HSBC Hong Kong customers can now trade Bitcoin and Ethereum futures Exchange Traded Funds (ETFs), broadening access to digital asset derivatives in the emerging Asia crypto hub.

The ETFs, which are traded as securities, were listed on HSBC Hong Kong’s so-called “Easy Invest” mobile app on Monday. They offer traders exposure to Bitcoin and Ethereum futures based on derivative contracts that trade on commodity exchanges.

The specific offerings are CSOP Bitcoin Futures ETF, CSOP Ethereum Futures ETF, and Samsung Bitcoin Futures Active ETF, a representative from HSBC Hong Kong confirmed to Decrypt. The news was first reported by Chinese crypto journalist Colin Wu.


HSBC is the largest bank in Hong Kong, Wu said, and HSBC is the first lender in Hong Kong to allow its customers access to digital asset ETFs.

Adding ETFs to its investment platform offers HSBC Hong Kong investors access to derivatives, without which customers might seek out access on an unregulated exchange, possibly using a VPN, Sei Labs co-founder Jeff Feng told Decrypt.

“It’s a clear opportunity for [HSBC] to get ahead and offer this one product that is otherwise not allowed in Hong Kong,” he said, adding there’s a “clear customer need.”

The CSOP Bitcoin Futures ETF and CSOP Ethereum Futures ETF are managed by CSOP Asset Management, a firm that saw the two products listed on the Hong Kong Stock Exchange in December of last year. The two ETFs were the first in Asia to track digital asset futures, according to the firm’s website.


Both ETFs invest in futures contracts that trade on the Chicago Mercantile Exchange (CME), making them an “easy transparent way for investors to capture the performance” of Bitcoin and Ethereum, according to CSOP Asset Management.

The Samsung Bitcoin Futures Active ETF is managed by Samsung Asset Management Hong Kong and invests in CME contracts as well, but launched in January of this year.
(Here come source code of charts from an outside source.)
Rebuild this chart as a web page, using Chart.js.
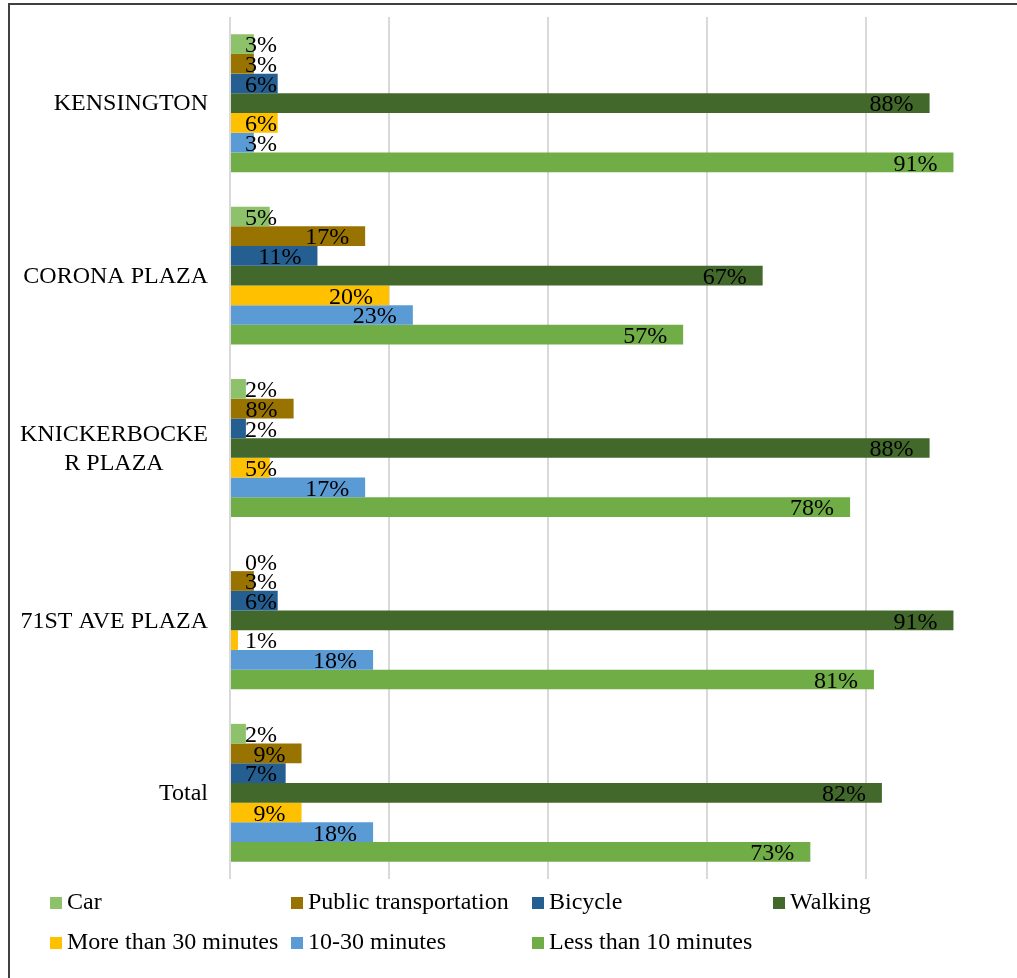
<!DOCTYPE html>
<html>
<head>
<meta charset="utf-8">
<script src="https://cdn.jsdelivr.net/npm/chart.js@4/dist/chart.umd.min.js"></script>
<style>
    html, body { margin: 0; padding: 0; background: #fff; overflow: hidden; }
    #marco {
        position: absolute; left: 8px; top: 3px; width: 1100px; height: 1100px;
        border: 2px solid #404040; box-sizing: border-box;
    }
    #grafica { position: absolute; left: 0; top: 0; }
</style>
</head>
<body>
<div id="marco"></div>
<canvas id="grafica" width="1060" height="1000"></canvas>
<script>
// Modo de llegada y tiempo de trayecto por plaza.
var plazas = ['KENSINGTON', 'CORONA PLAZA', ['KNICKERBOCKE', 'R PLAZA'],
    '71ST AVE PLAZA', 'Total'];

var car = [3, 5, 2, 0, 2];
var publicTransportation = [3, 17, 8, 3, 9];
var bicycle = [6, 11, 2, 6, 7];
var walking = [88, 67, 88, 91, 82];
var moreThan30 = [6, 20, 5, 1, 9];
var from10to30 = [3, 23, 17, 18, 18];
var lessThan10 = [91, 57, 78, 81, 73];

var series = [
    { label: 'Car', values: car, color: '#8DC26B' },
    { label: 'Public transportation', values: publicTransportation, color: '#997300' },
    { label: 'Bicycle', values: bicycle, color: '#255E91' },
    { label: 'Walking', values: walking, color: '#43682B' },
    { label: 'More than 30 minutes', values: moreThan30, color: '#FFC000' },
    { label: '10-30 minutes', values: from10to30, color: '#5B9BD5' },
    { label: 'Less than 10 minutes', values: lessThan10, color: '#70AD47' }
];

var fuente = '24px "Liberation Serif", "Times New Roman", serif';

// Etiquetas de valor al final de cada barra.
var etiquetasPlugin = {
    id: 'etiquetas',
    afterDatasetsDraw: function (chart) {
        var ctx = chart.ctx;
        var x0 = chart.scales.x.getPixelForValue(0);
        ctx.save();
        ctx.font = fuente;
        ctx.fillStyle = '#000';
        ctx.textAlign = 'right';
        ctx.textBaseline = 'middle';
        chart.data.datasets.forEach(function (ds, i) {
            chart.getDatasetMeta(i).data.forEach(function (bar, j) {
                var x = Math.max(bar.x - 16, x0 + 47);
                ctx.fillText(ds.data[j] + '%', x, bar.y + 2);
            });
        });
        ctx.restore();
    }
};

// Nombres de las plazas a la izquierda, cada bloque centrado por líneas.
var plazasPlugin = {
    id: 'plazas',
    afterDraw: function (chart) {
        var ctx = chart.ctx;
        var yScale = chart.scales.y;
        var derecha = chart.scales.x.getPixelForValue(0) - 22;
        ctx.save();
        ctx.font = fuente;
        ctx.fillStyle = '#000';
        ctx.textAlign = 'center';
        ctx.textBaseline = 'middle';
        plazas.forEach(function (p, i) {
            var lineas = Array.isArray(p) ? p : [p];
            var ancho = 0;
            lineas.forEach(function (l) {
                ancho = Math.max(ancho, ctx.measureText(l).width);
            });
            var yc = yScale.getPixelForTick(i);
            var cx = derecha - ancho / 2;
            lineas.forEach(function (l, k) {
                ctx.fillText(l, cx, yc + (k - (lineas.length - 1) / 2) * 29 + 1);
            });
        });
        ctx.restore();
    }
};

// Leyenda en dos filas con columnas fijas.
var leyendaPlugin = {
    id: 'leyenda',
    afterDraw: function (chart) {
        var ctx = chart.ctx;
        ctx.save();
        ctx.font = fuente;
        ctx.textAlign = 'left';
        ctx.textBaseline = 'middle';
        series.forEach(function (s, i) {
            var col = i < 4 ? i : i - 4;
            var fila = i < 4 ? 0 : 1;
            var x = 50 + col * 241;
            var y = 903 + fila * 40;
            ctx.fillStyle = s.color;
            ctx.fillRect(x, y - 6, 12, 12);
            ctx.fillStyle = '#000';
            ctx.fillText(s.label, x + 17, y);
        });
        ctx.restore();
    }
};

var datasets = series.map(function (s) {
    return {
        label: s.label,
        data: s.values,
        backgroundColor: s.color,
        borderWidth: 0,
        categoryPercentage: 0.8,
        barPercentage: 1
    };
});

new Chart(document.getElementById('grafica').getContext('2d'), {
    type: 'bar',
    data: { labels: plazas, datasets: datasets },
    options: {
        indexAxis: 'y',
        responsive: false,
        animation: false,
        devicePixelRatio: 1,
        layout: { padding: { left: 230, top: 17, right: 35, bottom: 121 } },
        plugins: {
            legend: { display: false },
            tooltip: { enabled: false }
        },
        scales: {
            x: {
                min: 0,
                max: 100,
                ticks: { display: false, stepSize: 20 },
                grid: { color: '#D9D9D9', lineWidth: 2, drawTicks: false },
                border: { display: false }
            },
            y: {
                ticks: { display: false },
                grid: { display: false, drawTicks: false },
                border: { display: false }
            }
        }
    },
    plugins: [etiquetasPlugin, plazasPlugin, leyendaPlugin]
});
</script>
</body>
</html>
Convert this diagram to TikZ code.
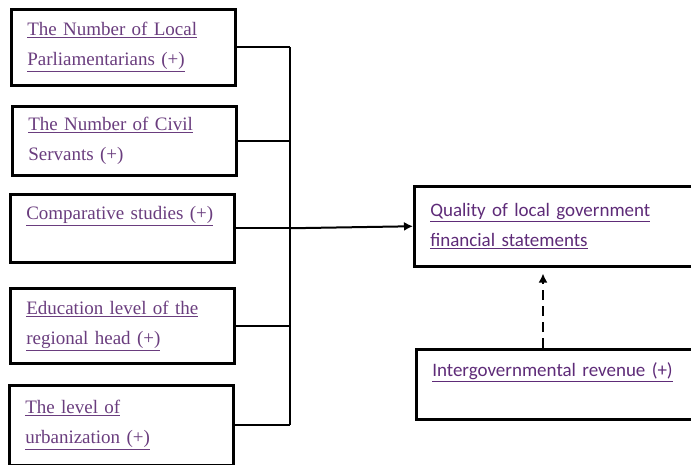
\documentclass[tikz,border=0pt]{standalone}
\usepackage{fontspec}
\usetikzlibrary{positioning, calc, arrows.meta}
\newfontfamily\boxserif{Liberation Serif}
\newfontfamily\boxsans{Carlito}
\definecolor{linkpurple}{HTML}{6A3D7E}
\definecolor{linkviolet}{HTML}{5E2B78}

\begin{document}
\begin{tikzpicture}[x=1pt, y=-1pt,
    factor/.style={draw, line width=2.5pt, anchor=north west, text width=192pt, inner xsep=16pt, inner ysep=0pt, align=left, text=linkpurple, font=\boxserif\fontsize{19}{30}\selectfont},
    outcome/.style={factor, text width=278pt, text=linkviolet, font=\boxsans\fontsize{19}{30}\selectfont},
    link/.style={line width=2pt},
    leads/.style={link, -{Latex[length=9pt,width=9pt]}}]
    \useasboundingbox (0,0) rectangle (691,464);
    \clip (0,0) rectangle (691,464);
    % independent variables
    \node[factor, minimum height=76pt] (members) at (10,8) {\underline{The Number of Local}\\\underline{Parliamentarians (+)}};
    \node[factor, minimum height=69pt] (servants) at (11,105) {\underline{The Number of Civil}\\Servants (+)};
    \node[factor, minimum height=68pt] (studies) at (9,193) {\underline{Comparative studies (+)}\\\mbox{}};
    \node[factor, minimum height=75pt] (education) at (9,287) {\underline{Education level of the}\\\underline{regional head (+)}};
    \node[factor, minimum height=80pt] (urban) at (8,384) {\underline{The level of}\\\underline{urbanization (+)}};
    % dependent and moderating variables
    \node[outcome, minimum height=80pt] (quality) at (413,185) {\underline{Quality of local government}\\\underline{financial statements}};
    \node[outcome, minimum height=70pt] (revenue) at (415,348) {\underline{Intergovernmental revenue (+)}\\\mbox{}};
    \coordinate (bus) at (290,0);
    \coordinate (dashline) at (543,0);
    \foreach \f in {members, servants, studies, education, urban}
        \draw[link] (\f.east) -- (\f.east -| bus);
    \draw[link] (members.east -| bus) -- (urban.east -| bus);
    \draw[leads] (studies.east -| bus) -- (quality.west);
    \draw[leads, dash pattern=on 10pt off 6pt] (revenue.north -| dashline) -- ([yshift=-6pt]quality.south -| dashline);
\end{tikzpicture}
\end{document}
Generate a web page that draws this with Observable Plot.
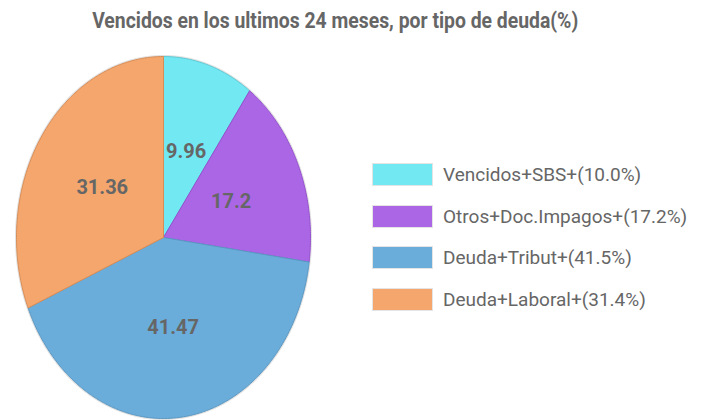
<!DOCTYPE html>
<html><head><meta charset="utf-8">
<script src="https://cdn.jsdelivr.net/npm/d3@7"></script>
<script src="https://cdn.jsdelivr.net/npm/@observablehq/plot@0.6"></script>
<style>
body{margin:0;background:#fff;}
#wrap{position:relative;width:706px;height:420px;overflow:hidden;font-family:"Roboto",sans-serif;}
#titlebox{height:40px;width:670px;display:flex;justify-content:center;align-items:flex-start;}
#title{display:inline-block;line-height:42px;white-space:nowrap;font-weight:bold;font-size:22px;color:#666;transform:scaleX(0.88);transform-origin:center;}
#legend{position:absolute;left:372px;top:163px;}
.row{display:flex;align-items:center;height:23px;margin-bottom:18.5px;}
.sw{width:59px;height:21px;border:1px solid #e4e4e4;box-sizing:content-box;margin-right:10px;}
.lab{font-size:19px;color:#666;font-family:"Roboto",sans-serif;}
</style></head>
<body><div id="wrap"><div id="titlebox"><div id="title"></div></div><div id="chart"></div><div id="legend"></div></div>
<script>
const titleText = "Vencidos en los ultimos 24 meses, por tipo de deuda(%)";
const categories = ["Vencidos+SBS", "Otros+Doc.Impagos", "Deuda+Tribut", "Deuda+Laboral"];
const values = [9.96, 17.2, 41.47, 31.36];
const colors = ["#72E8F3", "#AB66E6", "#6AADDA", "#F4A66D"];
const strokes = ["#5cc9d4", "#9450cc", "#5a97c2", "#d88c55"];

document.getElementById("title").textContent = titleText;

const total = d3.sum(values);
const slices = [];
const labels = [];
let acc = 0;
categories.forEach((c, i) => {
  const a0 = acc / total * 2 * Math.PI;
  acc += values[i];
  const a1 = acc / total * 2 * Math.PI;
  const n = Math.max(4, Math.ceil((a1 - a0) / 0.01));
  slices.push({cat: c, x: 0, y: 0});
  for (let k = 0; k <= n; k++) {
    const a = a0 + (a1 - a0) * k / n;
    slices.push({cat: c, x: Math.sin(a), y: Math.cos(a)});
  }
  slices.push({cat: c, x: 0, y: 0});
  const am = (a0 + a1) / 2;
  labels.push({cat: c, v: values[i], x: 0.5 * Math.sin(am), y: 0.5 * Math.cos(am)});
});

const outline = [];
for (let k = 0; k <= 720; k++) { const a = k / 720 * 2 * Math.PI; outline.push({x: Math.sin(a), y: Math.cos(a)}); }

const plot = Plot.plot({
  width: 706, height: 380,
  margin: 0,
  x: {domain: [-1, 1], range: [16, 310], axis: null},
  y: {domain: [-1, 1], range: [378, 16], axis: null},
  color: {domain: categories, range: colors},
  style: {background: "transparent"},
  marks: [
    Plot.line(outline, {x: "x", y: "y", stroke: "#cfcfcf", strokeWidth: 3, strokeOpacity: 0.6}),
    ...categories.map((c, i) => Plot.line(slices.filter(d => d.cat === c), {x: "x", y: "y", fill: colors[i], stroke: strokes[i], strokeWidth: 1, curve: "linear"})),
    Plot.text(labels, {x: "x", y: "y", text: d => String(d.v), fill: "#666", fontSize: 20, fontWeight: "bold", fontFamily: "Roboto, sans-serif"})
  ]
});
document.getElementById("chart").appendChild(plot);

const leg = document.getElementById("legend");
categories.forEach((c, i) => {
  const row = document.createElement("div"); row.className = "row";
  const sw = document.createElement("div"); sw.className = "sw"; sw.style.background = colors[i];
  const lab = document.createElement("span"); lab.className = "lab";
  lab.textContent = c + "+(" + (values[i] / total * 100).toFixed(1) + "%)";
  row.appendChild(sw); row.appendChild(lab); leg.appendChild(row);
});
</script></body></html>
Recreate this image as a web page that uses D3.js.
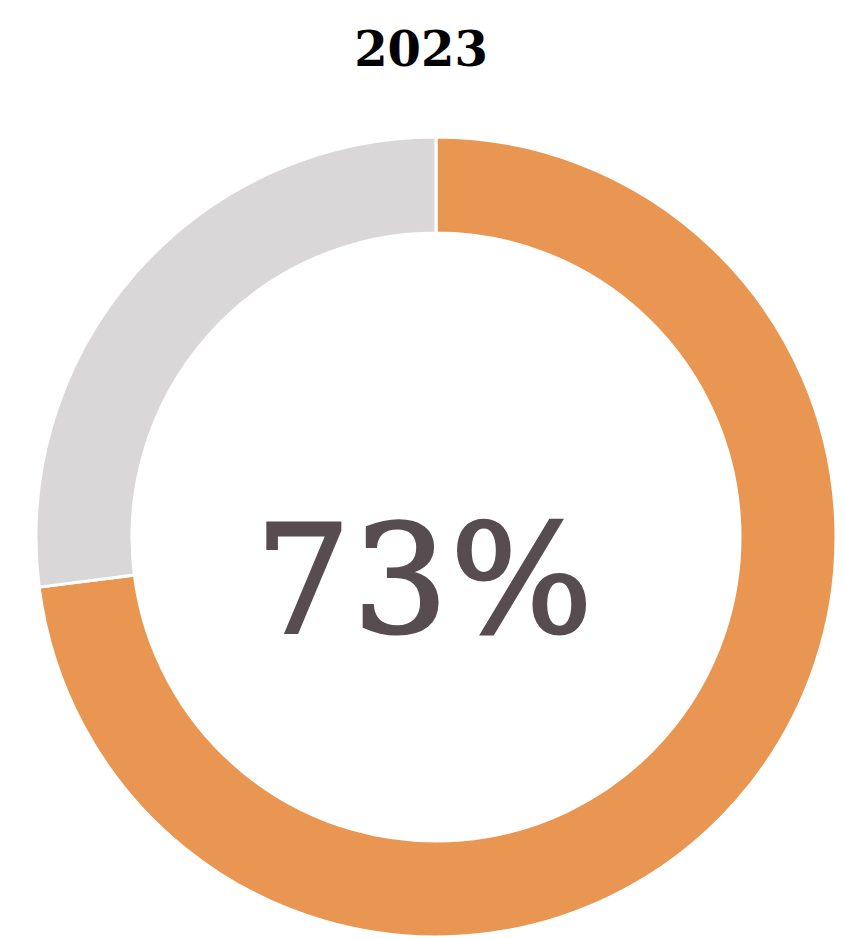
<!DOCTYPE html>
<html>
<head>
<meta charset="utf-8">
<script src="https://cdn.jsdelivr.net/npm/d3@7"></script>
<style>
  html, body { margin: 0; padding: 0; background: #fff; }
  svg { display: block; }
</style>
</head>
<body>
<svg id="chart" width="845" height="939"></svg>
<script>
const title = '2023'
const categories = ['Share', 'Rest']
const values = [73, 27]

const width = 845
const height = 939
const cx = 436
const cy = 537
const outerR = 400
const innerR = 304

const svg = d3.select('#chart')

const color = d3.scaleOrdinal()
  .domain(categories)
  .range(['#e89651', '#d9d7d8'])

const pie = d3.pie()
  .sort(null)
  .value(function (d) { return d.value })

const arc = d3.arc()
  .innerRadius(innerR)
  .outerRadius(outerR)

const data = categories.map(function (c, i) {
  return { name: c, value: values[i] }
})

const g = svg.append('g').attr('transform', 'translate(' + cx + ',' + cy + ')')

g.selectAll('path')
  .data(pie(data))
  .join('path')
  .attr('d', arc)
  .attr('fill', function (d) { return color(d.data.name) })
  .attr('stroke', '#fff')
  .attr('stroke-width', 3)

// title
svg.append('text')
  .attr('x', 421)
  .attr('y', 66)
  .attr('text-anchor', 'middle')
  .attr('font-family', 'DejaVu Serif')
  .attr('font-weight', 'bold')
  .attr('font-size', 48)
  .attr('fill', '#000')
  .text(title)

// center percentage
const total = d3.sum(values)
svg.append('text')
  .attr('x', 425)
  .attr('y', 632)
  .attr('text-anchor', 'middle')
  .attr('font-family', 'DejaVu Serif')
  .attr('font-size', 150)
  .attr('fill', '#574c50')
  .attr('stroke', '#574c50')
  .attr('stroke-width', 3)
  .attr('letter-spacing', 2)
  .text(Math.round(values[0] / total * 100) + '%')
</script>
</body>
</html>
While there’s robust demand for spot access to crypto among retail investors in Hong Kong, Feng said that the demand for derivatives is equal, if not greater. And ETFs allow companies to offer exposure to crypto without opening themselves to regulatory risk in a nascent industry to which Hong Kong has only recently signaled openness.

“If all of the centralized exchanges are getting this much regulatory scrutiny, it wouldn't be too wise to go out and try to launch another,” Feng said of crypto exchanges more generally. “It's much safer to do what's already been proven. There's a clear playbook.”

Futures ETFs correlated to the performance of digital assets are nothing new in the United States. While the Securities and Exchange Commission (SEC) has not approved a spot-based Bitcoin ETF yet—BlackRock wants to change that—ProShares' Bitcoin futures ETF launched on the New York Stock Exchange in 2021.

Feng said the “simplicity and convenience” of ETFs make them a much more palatable option for retail traders compared to other derivatives, such as options, where traders need to understand concepts like strike prices and gamma.

“When you have simplicity, what you eventually will get is volume,” he said. “People will eventually speculate because it’s just so easy.”